The best time to shop in Jakarta malls is during the week, as weekend the malls are always packed. Most of the malls open promptly at 10 AM and close at 10 PM sharp. Most early morning shoppers are housewives, with teenagers replacing them by mid-day. By the end of the office hours, young professionals begin to swarm the mall to unwind after a long day's work.
With this in mind, have fun shopping. Just don't go overboard or you'll have to pay those hefty excess baggage charge :)
An armed policeman in front of the Marriott Hotel
Favorite thing: The key word for Jakarta during this period is "security". There are metal detectors EVERYWHERE! Cars are searched when entering carpark compound of malls. Hotels are not spared the stringent checks. Pedestrians are searched at the entrance to these buildings and have to walk through a metal detector. Armed guards overlook the procedures. Despite the dark undertones to the scene, I've never felt more secure with these checks and am sure glad the government is finally taking the terror threats seriously
Jakarta Kini Magazine
Favorite thing: If you're in town, don't forget to pick up your copy of the local guides.

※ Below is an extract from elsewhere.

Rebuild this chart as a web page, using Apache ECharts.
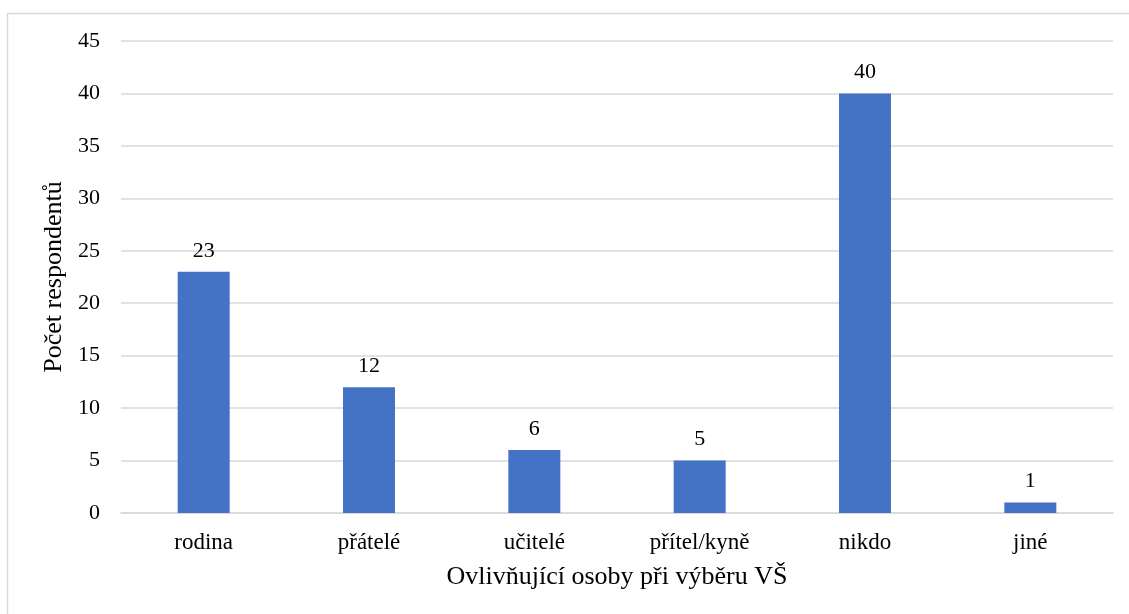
<!DOCTYPE html>
<html>
<head>
<meta charset="utf-8">
<script src="https://cdn.jsdelivr.net/npm/echarts@6/dist/echarts.min.js"></script>
<style>
  html, body { margin: 0; padding: 0; background: #fff; }
  #chart { width: 1129px; height: 614px; }
</style>
</head>
<body>
<div id="chart"></div>
<script>
// Who influenced the choice of university
const categories = ['rodina', 'přátelé', 'učitelé', 'přítel/kyně', 'nikdo', 'jiné'];
const respondents = [23, 12, 6, 5, 40, 1];
const yTicks = [0, 5, 10, 15, 20, 25, 30, 35, 40, 45];

const FONT = '"Liberation Serif", "Times New Roman", serif';

const chart = echarts.init(document.getElementById('chart'), null, { renderer: 'canvas' });
chart.setOption({
  animation: false,
  backgroundColor: '#ffffff',
  graphic: [{
    type: 'rect',
    shape: { x: 7.5, y: 13.5, width: 1130, height: 620 },
    style: { fill: 'none', stroke: '#d9d9d9', lineWidth: 1.5 },
    silent: true
  }],
  grid: { left: 121, right: 16, top: 41, bottom: 101, containLabel: false },
  xAxis: {
    type: 'category',
    data: categories,
    name: 'Ovlivňující osoby při výběru VŠ',
    nameLocation: 'middle',
    nameGap: 51,
    nameTextStyle: { fontFamily: FONT, fontSize: 26, color: '#000' },
    axisLine: { show: true, lineStyle: { color: '#d9d9d9', width: 1.5 } },
    axisTick: { show: false },
    axisLabel: { fontFamily: FONT, fontSize: 23, color: '#000', margin: 18 }
  },
  yAxis: {
    type: 'value',
    min: yTicks[0],
    max: yTicks[yTicks.length - 1],
    interval: yTicks[1] - yTicks[0],
    name: 'Počet respondentů',
    nameLocation: 'middle',
    nameGap: 51,
    nameTextStyle: { fontFamily: FONT, fontSize: 26, color: '#000' },
    axisLine: { show: false },
    axisTick: { show: false },
    axisLabel: { fontFamily: FONT, fontSize: 22, color: '#000', margin: 21 },
    splitLine: { lineStyle: { color: '#d9d9d9', width: 1.5 } }
  },
  series: [{
    type: 'bar',
    data: respondents,
    barWidth: 52,
    itemStyle: { color: '#4472c4' },
    label: {
      show: true,
      position: 'top',
      distance: 10,
      fontFamily: FONT,
      fontSize: 22,
      color: '#000'
    }
  }]
});
</script>
</body>
</html>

My favorites are Jakarta/Java Kini and Free Magazine, among others. They are usually available in abundance at most cafes, restaurants, and hotels and are free-to-take.
These guides not only list the happening events in the city but they also provide a comprehensive reviews and listing of Jakarta's top restaurants and night spots. True some of them are poorly written in English, but all in all they offer great insights into what's hot in Jakarta at the moment, which is rather hard to keep up really.